> **The problem**: What are the lines from the one with "Emit a web page" through the one with "63.93, 66.79, 65.86];", inclusive? Output them exactly, and leave out the pictures.
:::
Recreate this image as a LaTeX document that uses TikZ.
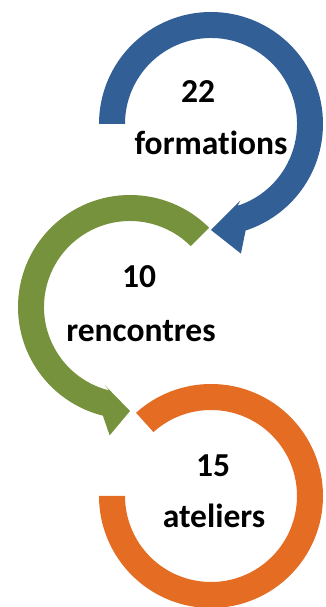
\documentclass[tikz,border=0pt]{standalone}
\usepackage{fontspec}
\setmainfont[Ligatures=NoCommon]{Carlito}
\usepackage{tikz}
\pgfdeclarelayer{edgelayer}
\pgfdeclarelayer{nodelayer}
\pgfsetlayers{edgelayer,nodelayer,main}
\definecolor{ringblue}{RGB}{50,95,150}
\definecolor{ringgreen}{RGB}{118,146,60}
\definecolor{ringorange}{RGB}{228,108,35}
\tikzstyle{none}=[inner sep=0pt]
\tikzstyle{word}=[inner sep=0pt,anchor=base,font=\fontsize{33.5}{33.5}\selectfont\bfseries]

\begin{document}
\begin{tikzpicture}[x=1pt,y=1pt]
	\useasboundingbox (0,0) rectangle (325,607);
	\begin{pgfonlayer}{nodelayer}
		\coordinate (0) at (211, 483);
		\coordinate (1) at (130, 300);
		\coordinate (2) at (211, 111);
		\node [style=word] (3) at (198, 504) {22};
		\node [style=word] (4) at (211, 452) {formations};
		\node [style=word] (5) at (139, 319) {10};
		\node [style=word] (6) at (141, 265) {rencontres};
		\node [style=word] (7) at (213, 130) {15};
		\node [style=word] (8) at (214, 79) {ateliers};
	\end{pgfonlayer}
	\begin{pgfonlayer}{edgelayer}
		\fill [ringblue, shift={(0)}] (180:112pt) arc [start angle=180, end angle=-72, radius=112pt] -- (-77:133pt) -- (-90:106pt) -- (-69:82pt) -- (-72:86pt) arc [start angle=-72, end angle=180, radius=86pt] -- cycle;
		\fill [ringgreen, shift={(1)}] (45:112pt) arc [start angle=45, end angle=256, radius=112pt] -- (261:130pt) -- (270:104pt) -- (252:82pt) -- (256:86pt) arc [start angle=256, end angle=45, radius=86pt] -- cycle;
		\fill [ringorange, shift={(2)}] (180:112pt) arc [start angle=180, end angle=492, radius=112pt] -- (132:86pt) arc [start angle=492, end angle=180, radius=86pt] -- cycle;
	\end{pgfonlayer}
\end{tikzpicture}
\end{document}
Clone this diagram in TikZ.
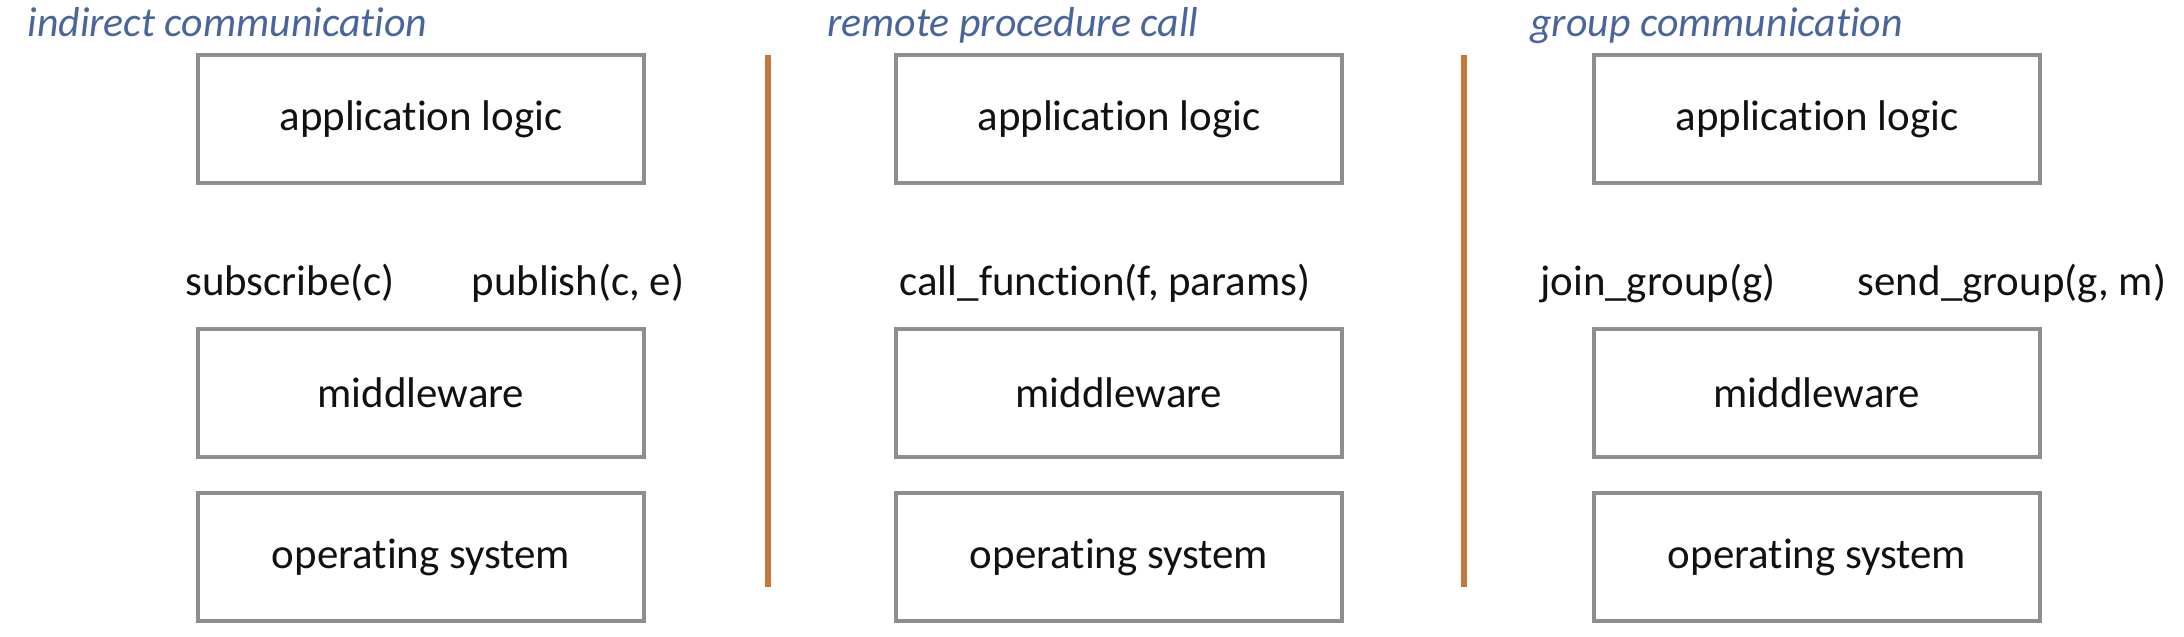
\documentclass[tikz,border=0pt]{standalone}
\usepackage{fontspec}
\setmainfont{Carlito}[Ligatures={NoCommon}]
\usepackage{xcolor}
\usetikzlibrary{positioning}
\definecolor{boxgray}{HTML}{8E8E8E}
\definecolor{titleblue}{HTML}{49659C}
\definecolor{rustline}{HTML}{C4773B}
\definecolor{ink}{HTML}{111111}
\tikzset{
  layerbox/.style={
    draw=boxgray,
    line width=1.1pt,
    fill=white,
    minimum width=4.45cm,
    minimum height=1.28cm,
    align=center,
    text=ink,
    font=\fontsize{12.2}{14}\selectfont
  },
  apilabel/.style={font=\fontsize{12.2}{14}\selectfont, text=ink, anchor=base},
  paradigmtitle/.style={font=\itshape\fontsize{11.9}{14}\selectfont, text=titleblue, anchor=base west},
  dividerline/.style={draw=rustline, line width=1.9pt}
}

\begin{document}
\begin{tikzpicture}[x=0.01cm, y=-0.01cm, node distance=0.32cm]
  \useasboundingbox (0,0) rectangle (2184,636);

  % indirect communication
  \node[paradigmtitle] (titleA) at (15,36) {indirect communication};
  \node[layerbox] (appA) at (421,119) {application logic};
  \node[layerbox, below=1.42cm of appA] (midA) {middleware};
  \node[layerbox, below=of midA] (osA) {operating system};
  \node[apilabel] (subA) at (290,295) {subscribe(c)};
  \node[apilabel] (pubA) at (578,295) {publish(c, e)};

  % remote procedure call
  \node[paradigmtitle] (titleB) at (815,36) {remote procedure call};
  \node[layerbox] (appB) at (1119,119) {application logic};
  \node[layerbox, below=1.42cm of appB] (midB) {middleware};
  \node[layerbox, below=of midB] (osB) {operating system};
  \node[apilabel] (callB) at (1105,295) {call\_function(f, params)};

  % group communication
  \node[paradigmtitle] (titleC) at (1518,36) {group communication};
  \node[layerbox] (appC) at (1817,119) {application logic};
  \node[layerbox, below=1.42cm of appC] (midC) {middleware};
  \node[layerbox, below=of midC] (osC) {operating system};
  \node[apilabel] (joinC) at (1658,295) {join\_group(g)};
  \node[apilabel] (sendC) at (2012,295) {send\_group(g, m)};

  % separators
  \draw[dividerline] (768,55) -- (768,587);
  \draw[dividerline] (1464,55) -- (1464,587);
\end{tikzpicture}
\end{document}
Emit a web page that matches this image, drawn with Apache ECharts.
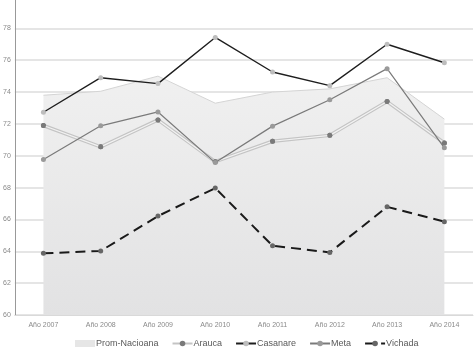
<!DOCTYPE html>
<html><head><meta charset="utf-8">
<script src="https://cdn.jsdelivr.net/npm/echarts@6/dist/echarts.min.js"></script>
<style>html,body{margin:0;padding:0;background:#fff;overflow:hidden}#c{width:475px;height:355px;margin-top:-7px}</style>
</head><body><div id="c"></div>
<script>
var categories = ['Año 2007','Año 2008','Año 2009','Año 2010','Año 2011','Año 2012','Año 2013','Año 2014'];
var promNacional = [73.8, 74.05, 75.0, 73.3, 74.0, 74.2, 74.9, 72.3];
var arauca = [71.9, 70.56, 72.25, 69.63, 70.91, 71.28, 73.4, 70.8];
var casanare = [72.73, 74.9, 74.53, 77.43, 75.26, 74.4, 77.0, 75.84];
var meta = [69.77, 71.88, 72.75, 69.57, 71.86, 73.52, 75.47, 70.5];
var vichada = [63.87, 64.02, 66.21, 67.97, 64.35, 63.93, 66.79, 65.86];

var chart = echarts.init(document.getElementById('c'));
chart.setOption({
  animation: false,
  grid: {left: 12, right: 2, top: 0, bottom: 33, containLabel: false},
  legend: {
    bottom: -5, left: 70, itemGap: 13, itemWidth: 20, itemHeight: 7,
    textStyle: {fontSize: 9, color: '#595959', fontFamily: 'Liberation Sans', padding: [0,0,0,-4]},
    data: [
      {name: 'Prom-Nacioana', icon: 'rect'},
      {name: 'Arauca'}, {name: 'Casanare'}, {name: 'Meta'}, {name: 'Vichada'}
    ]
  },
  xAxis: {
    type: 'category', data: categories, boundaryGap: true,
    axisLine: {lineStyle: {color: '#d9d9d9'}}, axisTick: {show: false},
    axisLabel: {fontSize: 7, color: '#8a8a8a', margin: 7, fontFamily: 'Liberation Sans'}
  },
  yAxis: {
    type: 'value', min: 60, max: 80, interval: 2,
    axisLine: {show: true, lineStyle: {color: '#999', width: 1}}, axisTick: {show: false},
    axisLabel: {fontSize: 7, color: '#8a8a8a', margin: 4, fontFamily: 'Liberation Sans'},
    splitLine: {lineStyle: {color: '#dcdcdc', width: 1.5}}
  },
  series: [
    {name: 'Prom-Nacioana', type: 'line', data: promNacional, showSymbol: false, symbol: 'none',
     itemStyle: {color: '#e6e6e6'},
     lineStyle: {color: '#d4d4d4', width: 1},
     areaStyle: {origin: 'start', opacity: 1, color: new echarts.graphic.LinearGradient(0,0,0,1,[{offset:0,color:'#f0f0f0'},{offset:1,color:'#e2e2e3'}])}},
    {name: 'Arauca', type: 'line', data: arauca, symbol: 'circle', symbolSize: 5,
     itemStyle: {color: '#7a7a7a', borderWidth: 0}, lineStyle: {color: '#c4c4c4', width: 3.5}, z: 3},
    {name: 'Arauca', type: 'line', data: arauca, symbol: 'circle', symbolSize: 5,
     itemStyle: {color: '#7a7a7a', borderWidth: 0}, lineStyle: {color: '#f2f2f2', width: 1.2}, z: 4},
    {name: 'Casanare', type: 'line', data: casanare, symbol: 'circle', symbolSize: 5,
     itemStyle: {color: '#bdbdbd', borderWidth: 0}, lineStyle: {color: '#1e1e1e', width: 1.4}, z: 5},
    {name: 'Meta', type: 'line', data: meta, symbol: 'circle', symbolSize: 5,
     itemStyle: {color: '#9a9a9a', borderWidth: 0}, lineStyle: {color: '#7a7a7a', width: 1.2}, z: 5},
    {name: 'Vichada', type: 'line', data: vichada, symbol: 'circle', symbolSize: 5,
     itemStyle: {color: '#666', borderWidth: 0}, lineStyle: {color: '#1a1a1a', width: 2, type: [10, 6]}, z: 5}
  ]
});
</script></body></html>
:::
> **Full output**:
Emit a web page that matches this image, drawn with Apache ECharts.
<!DOCTYPE html>
<html><head><meta charset="utf-8">
<script src="https://cdn.jsdelivr.net/npm/echarts@6/dist/echarts.min.js"></script>
<style>html,body{margin:0;padding:0;background:#fff;overflow:hidden}#c{width:475px;height:355px;margin-top:-7px}</style>
</head><body><div id="c"></div>
<script>
var categories = ['Año 2007','Año 2008','Año 2009','Año 2010','Año 2011','Año 2012','Año 2013','Año 2014'];
var promNacional = [73.8, 74.05, 75.0, 73.3, 74.0, 74.2, 74.9, 72.3];
var arauca = [71.9, 70.56, 72.25, 69.63, 70.91, 71.28, 73.4, 70.8];
var casanare = [72.73, 74.9, 74.53, 77.43, 75.26, 74.4, 77.0, 75.84];
var meta = [69.77, 71.88, 72.75, 69.57, 71.86, 73.52, 75.47, 70.5];
var vichada = [63.87, 64.02, 66.21, 67.97, 64.35, 63.93, 66.79, 65.86];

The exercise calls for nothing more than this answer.